Data provided:
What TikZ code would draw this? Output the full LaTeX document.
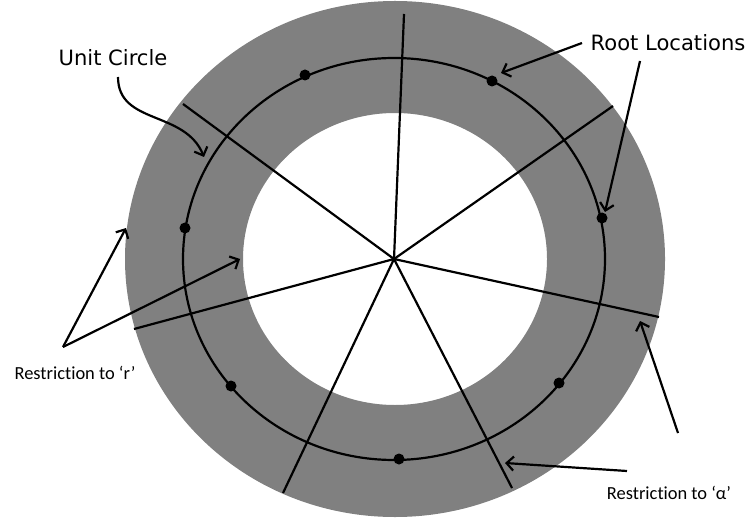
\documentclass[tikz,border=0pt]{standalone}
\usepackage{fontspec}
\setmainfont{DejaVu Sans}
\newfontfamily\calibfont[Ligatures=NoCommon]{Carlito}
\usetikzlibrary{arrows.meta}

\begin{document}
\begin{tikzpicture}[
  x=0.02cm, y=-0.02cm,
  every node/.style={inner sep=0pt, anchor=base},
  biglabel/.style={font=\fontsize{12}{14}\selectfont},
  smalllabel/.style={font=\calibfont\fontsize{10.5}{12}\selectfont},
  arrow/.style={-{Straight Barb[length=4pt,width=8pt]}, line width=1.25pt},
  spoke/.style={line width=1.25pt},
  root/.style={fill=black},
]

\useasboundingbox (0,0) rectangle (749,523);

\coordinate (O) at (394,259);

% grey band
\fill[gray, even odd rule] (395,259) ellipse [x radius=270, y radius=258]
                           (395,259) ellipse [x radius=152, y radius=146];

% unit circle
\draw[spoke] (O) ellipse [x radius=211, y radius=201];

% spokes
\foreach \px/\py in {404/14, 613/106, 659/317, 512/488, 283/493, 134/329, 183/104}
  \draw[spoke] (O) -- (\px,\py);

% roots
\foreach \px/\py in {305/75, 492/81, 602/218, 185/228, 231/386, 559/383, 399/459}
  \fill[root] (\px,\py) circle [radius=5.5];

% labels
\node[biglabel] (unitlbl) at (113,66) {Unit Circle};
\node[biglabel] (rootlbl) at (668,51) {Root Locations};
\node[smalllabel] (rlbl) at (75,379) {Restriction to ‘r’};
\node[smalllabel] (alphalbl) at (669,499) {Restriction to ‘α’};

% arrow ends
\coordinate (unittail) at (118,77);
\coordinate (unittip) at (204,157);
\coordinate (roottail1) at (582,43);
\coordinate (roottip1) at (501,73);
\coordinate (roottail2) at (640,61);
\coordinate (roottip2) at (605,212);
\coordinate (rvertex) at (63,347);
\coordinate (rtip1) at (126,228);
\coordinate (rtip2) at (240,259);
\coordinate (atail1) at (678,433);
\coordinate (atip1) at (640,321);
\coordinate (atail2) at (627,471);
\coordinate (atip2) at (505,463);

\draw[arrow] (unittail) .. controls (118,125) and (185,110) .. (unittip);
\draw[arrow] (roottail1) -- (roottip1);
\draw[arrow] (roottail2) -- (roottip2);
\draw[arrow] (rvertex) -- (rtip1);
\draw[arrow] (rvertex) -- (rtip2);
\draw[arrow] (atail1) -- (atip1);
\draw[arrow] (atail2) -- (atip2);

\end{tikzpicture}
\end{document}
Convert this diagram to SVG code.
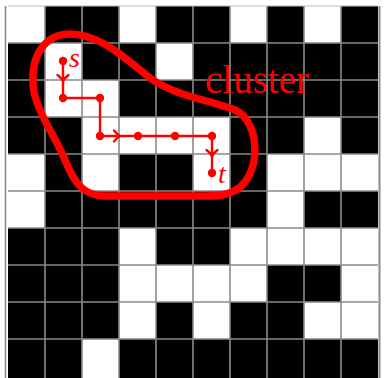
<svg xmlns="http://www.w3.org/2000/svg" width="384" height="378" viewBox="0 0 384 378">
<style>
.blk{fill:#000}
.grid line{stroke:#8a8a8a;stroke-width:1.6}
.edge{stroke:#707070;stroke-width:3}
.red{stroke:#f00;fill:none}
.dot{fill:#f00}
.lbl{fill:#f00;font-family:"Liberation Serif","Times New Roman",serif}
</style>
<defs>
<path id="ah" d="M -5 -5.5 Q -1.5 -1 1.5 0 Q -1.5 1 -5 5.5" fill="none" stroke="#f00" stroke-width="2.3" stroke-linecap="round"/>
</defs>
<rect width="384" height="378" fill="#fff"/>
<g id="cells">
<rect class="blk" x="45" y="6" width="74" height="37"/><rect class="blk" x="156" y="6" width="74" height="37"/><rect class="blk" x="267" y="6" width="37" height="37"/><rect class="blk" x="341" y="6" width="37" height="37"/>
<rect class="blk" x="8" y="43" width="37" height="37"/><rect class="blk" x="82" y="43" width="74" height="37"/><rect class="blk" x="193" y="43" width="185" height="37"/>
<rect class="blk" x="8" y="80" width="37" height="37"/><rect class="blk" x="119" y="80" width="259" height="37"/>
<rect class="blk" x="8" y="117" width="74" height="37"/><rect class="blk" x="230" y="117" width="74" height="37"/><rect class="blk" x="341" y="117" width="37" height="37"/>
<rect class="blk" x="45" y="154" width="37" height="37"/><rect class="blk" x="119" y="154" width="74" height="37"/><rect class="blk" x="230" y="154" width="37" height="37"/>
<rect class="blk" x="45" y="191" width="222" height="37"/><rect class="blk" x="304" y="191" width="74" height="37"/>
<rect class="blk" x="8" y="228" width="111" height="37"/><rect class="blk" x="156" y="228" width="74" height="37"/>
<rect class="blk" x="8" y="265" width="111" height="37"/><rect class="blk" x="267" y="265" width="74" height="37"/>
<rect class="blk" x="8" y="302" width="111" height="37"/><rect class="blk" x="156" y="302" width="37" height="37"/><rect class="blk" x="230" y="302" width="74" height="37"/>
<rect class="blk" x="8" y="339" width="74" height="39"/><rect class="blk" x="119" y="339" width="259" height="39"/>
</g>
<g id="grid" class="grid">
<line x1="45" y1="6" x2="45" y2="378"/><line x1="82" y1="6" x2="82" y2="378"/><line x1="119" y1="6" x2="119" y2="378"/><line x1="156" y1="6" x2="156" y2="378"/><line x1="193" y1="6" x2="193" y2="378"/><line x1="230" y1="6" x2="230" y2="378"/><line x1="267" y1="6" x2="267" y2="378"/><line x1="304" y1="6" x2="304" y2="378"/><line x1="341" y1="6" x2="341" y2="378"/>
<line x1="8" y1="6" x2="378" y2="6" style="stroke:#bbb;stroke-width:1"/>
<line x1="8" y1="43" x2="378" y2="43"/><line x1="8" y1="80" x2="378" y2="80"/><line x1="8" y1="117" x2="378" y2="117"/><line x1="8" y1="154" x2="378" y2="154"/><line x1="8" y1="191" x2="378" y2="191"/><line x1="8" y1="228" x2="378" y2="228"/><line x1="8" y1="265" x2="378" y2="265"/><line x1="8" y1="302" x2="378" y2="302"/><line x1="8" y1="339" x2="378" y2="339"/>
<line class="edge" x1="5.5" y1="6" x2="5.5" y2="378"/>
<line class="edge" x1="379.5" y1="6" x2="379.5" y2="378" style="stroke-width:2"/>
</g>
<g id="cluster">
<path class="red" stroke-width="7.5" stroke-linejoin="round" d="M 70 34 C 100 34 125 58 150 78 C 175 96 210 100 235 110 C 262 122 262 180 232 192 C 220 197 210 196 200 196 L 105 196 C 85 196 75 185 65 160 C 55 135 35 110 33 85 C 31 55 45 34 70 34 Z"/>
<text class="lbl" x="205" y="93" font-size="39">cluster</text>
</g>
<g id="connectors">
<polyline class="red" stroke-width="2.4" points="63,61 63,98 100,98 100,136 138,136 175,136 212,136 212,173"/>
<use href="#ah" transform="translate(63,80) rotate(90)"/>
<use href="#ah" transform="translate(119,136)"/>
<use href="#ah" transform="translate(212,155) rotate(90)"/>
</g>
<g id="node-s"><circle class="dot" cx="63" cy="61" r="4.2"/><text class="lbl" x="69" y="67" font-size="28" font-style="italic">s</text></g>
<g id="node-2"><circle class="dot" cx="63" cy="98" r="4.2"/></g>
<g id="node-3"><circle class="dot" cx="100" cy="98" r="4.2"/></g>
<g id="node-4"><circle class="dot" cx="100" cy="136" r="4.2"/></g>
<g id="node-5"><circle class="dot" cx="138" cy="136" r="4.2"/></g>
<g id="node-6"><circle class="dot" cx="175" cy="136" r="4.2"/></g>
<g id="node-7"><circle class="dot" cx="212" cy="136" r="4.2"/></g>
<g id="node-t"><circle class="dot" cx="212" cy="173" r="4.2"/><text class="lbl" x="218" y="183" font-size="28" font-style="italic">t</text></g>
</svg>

Problem:
Please take the lines from the beginning of the data above through the line holding "(O) -- (\px,\py);" and transcribe them exactly, without any pictures.

Exercise solution:
What TikZ code would draw this? Output the full LaTeX document.
\documentclass[tikz,border=0pt]{standalone}
\usepackage{fontspec}
\setmainfont{DejaVu Sans}
\newfontfamily\calibfont[Ligatures=NoCommon]{Carlito}
\usetikzlibrary{arrows.meta}

\begin{document}
\begin{tikzpicture}[
  x=0.02cm, y=-0.02cm,
  every node/.style={inner sep=0pt, anchor=base},
  biglabel/.style={font=\fontsize{12}{14}\selectfont},
  smalllabel/.style={font=\calibfont\fontsize{10.5}{12}\selectfont},
  arrow/.style={-{Straight Barb[length=4pt,width=8pt]}, line width=1.25pt},
  spoke/.style={line width=1.25pt},
  root/.style={fill=black},
]

\useasboundingbox (0,0) rectangle (749,523);

\coordinate (O) at (394,259);

% grey band
\fill[gray, even odd rule] (395,259) ellipse [x radius=270, y radius=258]
                           (395,259) ellipse [x radius=152, y radius=146];

% unit circle
\draw[spoke] (O) ellipse [x radius=211, y radius=201];

% spokes
\foreach \px/\py in {404/14, 613/106, 659/317, 512/488, 283/493, 134/329, 183/104}
  \draw[spoke] (O) -- (\px,\py);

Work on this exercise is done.